# QT für Visual Studio 2019



## Joosy (30. Dezember 2019)

Geschätzte Gemeinde,
ich krieg es einfach nicht gebacken, das QT für VS 2019 so einzurichten, dass ich damit arbeiten kann:

#include <QtWidgets/QApplication>
#include <QtWidgets/QLabel>

usw…, kann ich einfach nicht fehlerfrei inkludieren.

 kann mir jemand helfen das QT unter VS (vorzugsweise schritt für schritt) so einzurichten um damit arbeiten kann?
Vielen Dank!


----------



## cwriter (30. Dezember 2019)

Joosy hat gesagt.:


> kann mir jemand helfen das QT unter VS (vorzugsweise schritt für schritt) so einzurichten um damit arbeiten kann?
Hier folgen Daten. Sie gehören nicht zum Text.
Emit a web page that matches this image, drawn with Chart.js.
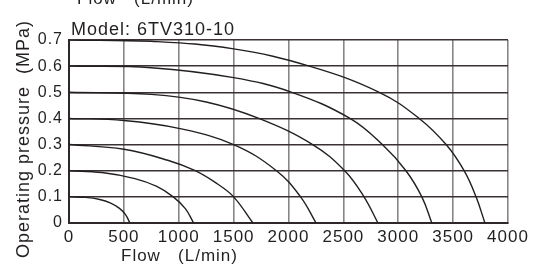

Qt installieren Download Qt: Get Qt Online Installer . Es braucht irgendeine Qt-Version, idealerweise eine, für die es VS2017-vorkompilierte Dateien gibt (die neueste ist immer gut, aber für VS2019 gibt es noch kaum was).
Im Visual Studio Installer den VS2017 Compiler installieren
Die Visual Studio Qt extension installieren: Qt Visual Studio Tools - Visual Studio Marketplace
Bei der Entsprechenden Menu-Option ("Qt VS Tools") in die Optionen und den Pfad zur Qt-Installation angeben. Manchmal geht das automatisch. Es wird dir sagen, wenn der Pfad korrekt ist.
Dann Projekt kompilieren.
Gruss
cwriter


----------



## Joosy (30. Dezember 2019)

hi cwriter
Hab alles so gemacht. Zumindest hat sich die Anzahl der Fehler gegenüber meinen vorherigen Versuchen wesentlich reduziert. Ich habe anschließend versucht eine QtGuiApplication zu erstellen. Jedoch wird eine Header nicht gefunden.


SchweregradCodeBeschreibungProjektZeileUnterdrückungszustandFehler (aktiv)E1696Die Datei "Quelle" kann nicht geöffnet werden: "ui_QtGuiApplication1.h".QtGuiApplication14


----------



## Joosy (30. Dezember 2019)

Ja, liegt daran, dass die Header nicht existiert. Ansonsten funktioniert es nun. DANKEJ


----------